What needs to be done: Gather up every line from the entries below that uses the word "this".
[START OF Supplied records]
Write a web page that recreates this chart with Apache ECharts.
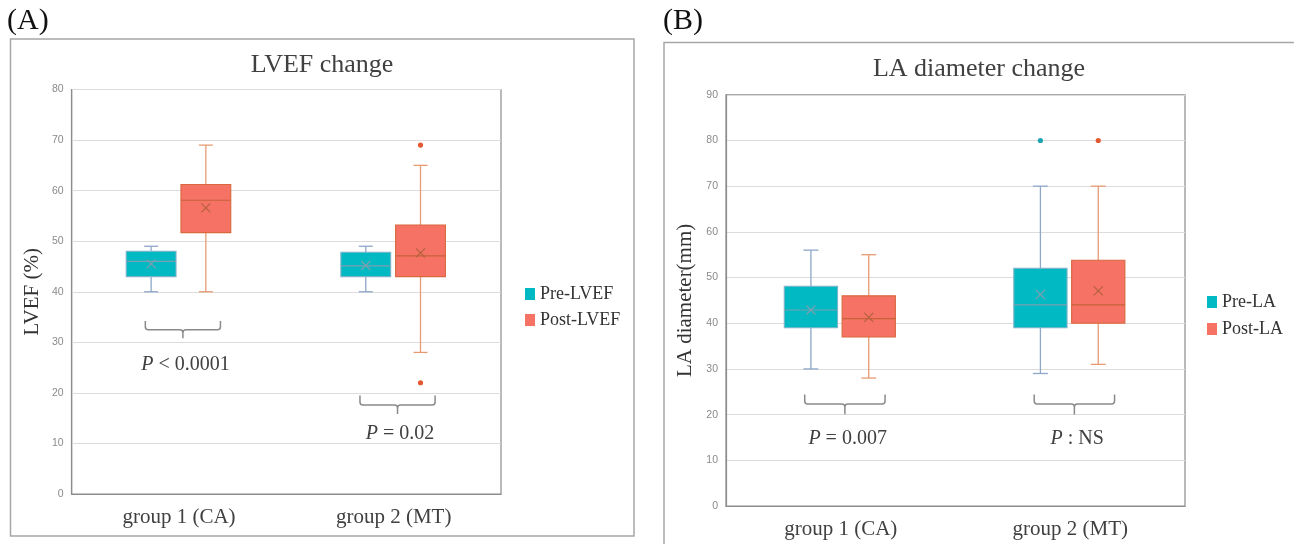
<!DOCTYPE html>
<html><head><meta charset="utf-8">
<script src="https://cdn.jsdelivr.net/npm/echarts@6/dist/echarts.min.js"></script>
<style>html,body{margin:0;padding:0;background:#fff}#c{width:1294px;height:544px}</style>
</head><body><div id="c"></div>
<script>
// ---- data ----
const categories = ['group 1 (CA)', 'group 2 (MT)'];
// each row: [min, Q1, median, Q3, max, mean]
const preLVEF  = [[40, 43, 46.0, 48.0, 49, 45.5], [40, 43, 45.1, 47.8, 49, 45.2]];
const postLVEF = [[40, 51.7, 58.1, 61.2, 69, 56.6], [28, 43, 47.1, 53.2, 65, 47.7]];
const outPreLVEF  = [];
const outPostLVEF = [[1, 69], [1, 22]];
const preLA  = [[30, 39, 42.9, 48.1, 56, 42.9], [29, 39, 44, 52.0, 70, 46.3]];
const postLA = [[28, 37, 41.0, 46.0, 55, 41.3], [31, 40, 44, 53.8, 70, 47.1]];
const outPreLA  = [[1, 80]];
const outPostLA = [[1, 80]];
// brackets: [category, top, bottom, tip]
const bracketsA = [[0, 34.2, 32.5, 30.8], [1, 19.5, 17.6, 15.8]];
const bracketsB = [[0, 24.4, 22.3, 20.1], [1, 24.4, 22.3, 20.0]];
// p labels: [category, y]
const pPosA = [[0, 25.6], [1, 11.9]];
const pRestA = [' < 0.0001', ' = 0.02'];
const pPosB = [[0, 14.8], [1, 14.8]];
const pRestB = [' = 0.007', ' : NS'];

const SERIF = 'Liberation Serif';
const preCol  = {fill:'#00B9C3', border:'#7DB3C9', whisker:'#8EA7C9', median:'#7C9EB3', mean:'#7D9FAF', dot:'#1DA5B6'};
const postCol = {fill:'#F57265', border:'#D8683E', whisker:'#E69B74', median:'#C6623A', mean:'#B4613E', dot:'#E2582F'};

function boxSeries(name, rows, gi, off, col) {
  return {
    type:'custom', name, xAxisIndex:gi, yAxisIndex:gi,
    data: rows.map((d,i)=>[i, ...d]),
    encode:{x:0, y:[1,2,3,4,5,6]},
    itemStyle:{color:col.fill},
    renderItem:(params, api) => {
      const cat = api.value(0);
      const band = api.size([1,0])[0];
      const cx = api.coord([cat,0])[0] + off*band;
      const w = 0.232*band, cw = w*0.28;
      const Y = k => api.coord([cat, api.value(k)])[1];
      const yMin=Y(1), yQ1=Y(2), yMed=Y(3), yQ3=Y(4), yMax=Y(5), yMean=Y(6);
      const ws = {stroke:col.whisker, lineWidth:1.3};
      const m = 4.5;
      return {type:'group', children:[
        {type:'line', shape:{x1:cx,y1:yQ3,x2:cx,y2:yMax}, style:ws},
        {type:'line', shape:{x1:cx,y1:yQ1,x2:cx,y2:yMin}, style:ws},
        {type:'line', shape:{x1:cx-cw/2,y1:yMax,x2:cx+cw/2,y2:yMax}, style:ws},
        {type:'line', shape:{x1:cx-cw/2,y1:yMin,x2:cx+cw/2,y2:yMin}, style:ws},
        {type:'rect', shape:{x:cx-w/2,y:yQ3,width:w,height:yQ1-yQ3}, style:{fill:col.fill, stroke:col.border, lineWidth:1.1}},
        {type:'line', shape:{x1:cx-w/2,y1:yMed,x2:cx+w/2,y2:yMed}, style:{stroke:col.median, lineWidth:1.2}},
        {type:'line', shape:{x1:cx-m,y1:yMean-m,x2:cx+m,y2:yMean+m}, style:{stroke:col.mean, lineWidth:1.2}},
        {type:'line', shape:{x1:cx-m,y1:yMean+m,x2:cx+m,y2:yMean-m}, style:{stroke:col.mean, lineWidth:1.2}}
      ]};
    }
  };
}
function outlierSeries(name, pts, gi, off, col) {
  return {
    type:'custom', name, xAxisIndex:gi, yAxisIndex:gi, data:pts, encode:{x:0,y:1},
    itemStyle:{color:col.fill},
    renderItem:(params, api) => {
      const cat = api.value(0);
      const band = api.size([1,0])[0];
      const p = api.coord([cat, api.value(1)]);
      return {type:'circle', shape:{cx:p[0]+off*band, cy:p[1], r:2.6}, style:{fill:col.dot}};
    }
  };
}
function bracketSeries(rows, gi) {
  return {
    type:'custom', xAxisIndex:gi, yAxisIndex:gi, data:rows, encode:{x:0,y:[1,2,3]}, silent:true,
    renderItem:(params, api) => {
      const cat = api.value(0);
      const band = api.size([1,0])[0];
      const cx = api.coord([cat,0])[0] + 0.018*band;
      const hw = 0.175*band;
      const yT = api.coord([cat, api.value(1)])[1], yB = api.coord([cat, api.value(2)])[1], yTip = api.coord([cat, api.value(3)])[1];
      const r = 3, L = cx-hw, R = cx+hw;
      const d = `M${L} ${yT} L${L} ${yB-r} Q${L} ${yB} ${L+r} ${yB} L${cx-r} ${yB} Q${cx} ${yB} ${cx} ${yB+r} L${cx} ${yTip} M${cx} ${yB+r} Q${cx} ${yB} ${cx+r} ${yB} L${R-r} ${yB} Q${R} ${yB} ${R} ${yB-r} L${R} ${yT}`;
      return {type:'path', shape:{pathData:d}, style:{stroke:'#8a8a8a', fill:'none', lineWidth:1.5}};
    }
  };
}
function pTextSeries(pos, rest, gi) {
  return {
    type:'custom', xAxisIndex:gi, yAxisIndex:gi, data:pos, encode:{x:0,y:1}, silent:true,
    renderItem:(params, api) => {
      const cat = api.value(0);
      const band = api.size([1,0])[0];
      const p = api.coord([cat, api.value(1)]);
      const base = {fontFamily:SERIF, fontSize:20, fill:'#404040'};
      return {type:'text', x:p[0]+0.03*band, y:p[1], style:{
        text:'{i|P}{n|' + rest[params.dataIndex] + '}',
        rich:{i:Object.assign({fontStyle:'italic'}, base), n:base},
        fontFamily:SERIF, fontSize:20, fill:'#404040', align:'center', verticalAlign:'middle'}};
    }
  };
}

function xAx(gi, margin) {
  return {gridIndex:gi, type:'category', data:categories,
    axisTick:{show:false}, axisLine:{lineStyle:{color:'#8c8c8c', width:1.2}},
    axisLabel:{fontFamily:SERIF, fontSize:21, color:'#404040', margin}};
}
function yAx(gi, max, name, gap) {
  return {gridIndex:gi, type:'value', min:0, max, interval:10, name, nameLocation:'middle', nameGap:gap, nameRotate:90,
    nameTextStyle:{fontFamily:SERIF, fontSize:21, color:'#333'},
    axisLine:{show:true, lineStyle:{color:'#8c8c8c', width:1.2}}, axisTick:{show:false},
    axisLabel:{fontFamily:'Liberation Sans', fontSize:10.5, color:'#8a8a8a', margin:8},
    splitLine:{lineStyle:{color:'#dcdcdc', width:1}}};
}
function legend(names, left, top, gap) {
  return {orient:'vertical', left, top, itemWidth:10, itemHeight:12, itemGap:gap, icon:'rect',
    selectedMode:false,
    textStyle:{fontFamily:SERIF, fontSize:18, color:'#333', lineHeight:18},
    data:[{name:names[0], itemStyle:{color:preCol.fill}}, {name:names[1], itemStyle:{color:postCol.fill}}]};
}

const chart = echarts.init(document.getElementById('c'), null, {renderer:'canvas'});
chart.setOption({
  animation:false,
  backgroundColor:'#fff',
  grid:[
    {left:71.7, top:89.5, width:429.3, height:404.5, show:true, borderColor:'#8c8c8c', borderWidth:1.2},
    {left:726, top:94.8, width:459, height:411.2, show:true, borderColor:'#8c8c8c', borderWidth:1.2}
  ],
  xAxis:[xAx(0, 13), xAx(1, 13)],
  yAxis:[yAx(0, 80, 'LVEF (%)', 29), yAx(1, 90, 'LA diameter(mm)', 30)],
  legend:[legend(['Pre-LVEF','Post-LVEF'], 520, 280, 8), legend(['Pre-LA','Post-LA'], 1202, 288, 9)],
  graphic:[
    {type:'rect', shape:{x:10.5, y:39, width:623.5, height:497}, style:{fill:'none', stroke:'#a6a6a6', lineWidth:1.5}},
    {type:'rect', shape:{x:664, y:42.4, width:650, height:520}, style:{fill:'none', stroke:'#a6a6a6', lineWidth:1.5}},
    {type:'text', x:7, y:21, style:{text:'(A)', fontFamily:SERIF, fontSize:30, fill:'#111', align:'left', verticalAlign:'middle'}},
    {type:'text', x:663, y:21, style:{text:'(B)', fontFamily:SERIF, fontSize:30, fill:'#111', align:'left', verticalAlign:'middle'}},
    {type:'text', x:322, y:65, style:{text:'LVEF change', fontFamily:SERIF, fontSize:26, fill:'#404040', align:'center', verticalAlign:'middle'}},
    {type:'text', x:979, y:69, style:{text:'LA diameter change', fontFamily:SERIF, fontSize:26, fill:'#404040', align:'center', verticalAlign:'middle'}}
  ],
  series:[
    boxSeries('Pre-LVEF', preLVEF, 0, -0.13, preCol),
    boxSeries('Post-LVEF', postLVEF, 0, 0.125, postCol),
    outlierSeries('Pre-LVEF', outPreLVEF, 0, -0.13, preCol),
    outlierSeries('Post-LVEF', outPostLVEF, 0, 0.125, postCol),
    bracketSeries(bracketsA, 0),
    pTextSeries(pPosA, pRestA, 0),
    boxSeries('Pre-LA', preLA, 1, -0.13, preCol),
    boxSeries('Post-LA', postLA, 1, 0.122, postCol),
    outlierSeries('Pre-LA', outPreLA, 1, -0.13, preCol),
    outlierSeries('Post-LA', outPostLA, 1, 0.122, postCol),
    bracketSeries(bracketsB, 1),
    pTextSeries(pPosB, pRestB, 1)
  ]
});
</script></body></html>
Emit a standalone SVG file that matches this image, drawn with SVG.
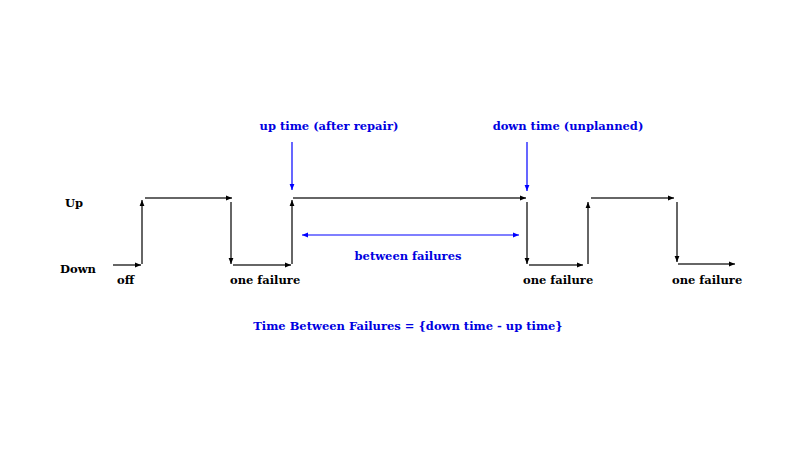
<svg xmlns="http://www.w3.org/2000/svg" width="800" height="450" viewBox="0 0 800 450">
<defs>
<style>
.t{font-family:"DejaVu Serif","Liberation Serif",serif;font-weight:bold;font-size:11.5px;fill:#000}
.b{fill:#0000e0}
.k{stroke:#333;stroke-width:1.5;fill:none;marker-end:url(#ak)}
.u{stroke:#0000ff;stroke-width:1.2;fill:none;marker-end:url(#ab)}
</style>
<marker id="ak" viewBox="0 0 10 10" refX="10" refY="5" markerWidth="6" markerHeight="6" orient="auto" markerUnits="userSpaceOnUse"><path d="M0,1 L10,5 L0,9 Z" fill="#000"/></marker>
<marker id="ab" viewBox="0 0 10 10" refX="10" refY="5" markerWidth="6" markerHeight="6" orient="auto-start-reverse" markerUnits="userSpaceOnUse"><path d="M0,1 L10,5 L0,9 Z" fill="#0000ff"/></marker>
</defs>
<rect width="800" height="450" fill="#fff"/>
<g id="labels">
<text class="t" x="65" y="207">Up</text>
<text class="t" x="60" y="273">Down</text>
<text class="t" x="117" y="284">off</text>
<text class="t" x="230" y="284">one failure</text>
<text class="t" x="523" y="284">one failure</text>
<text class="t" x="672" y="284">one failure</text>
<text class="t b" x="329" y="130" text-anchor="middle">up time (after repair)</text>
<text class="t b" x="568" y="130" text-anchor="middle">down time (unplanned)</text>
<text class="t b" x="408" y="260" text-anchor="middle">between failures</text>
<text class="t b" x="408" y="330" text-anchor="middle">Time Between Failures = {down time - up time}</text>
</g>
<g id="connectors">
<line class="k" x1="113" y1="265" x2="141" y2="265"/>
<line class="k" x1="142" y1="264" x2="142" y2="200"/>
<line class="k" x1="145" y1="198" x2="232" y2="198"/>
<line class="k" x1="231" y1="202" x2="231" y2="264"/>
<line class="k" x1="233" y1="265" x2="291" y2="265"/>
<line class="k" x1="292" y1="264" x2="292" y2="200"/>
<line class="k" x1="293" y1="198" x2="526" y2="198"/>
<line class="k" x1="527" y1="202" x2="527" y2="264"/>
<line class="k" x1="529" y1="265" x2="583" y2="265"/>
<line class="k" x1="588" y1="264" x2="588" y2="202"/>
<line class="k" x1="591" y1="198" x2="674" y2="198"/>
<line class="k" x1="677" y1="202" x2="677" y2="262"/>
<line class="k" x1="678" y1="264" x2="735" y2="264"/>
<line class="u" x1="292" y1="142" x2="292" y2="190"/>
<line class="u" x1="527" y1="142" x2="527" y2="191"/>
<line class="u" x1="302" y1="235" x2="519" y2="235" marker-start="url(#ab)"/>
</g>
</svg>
[END OF Supplied records]
Finished task:
Write a web page that recreates this chart with Apache ECharts.
Emit a standalone SVG file that matches this image, drawn with SVG.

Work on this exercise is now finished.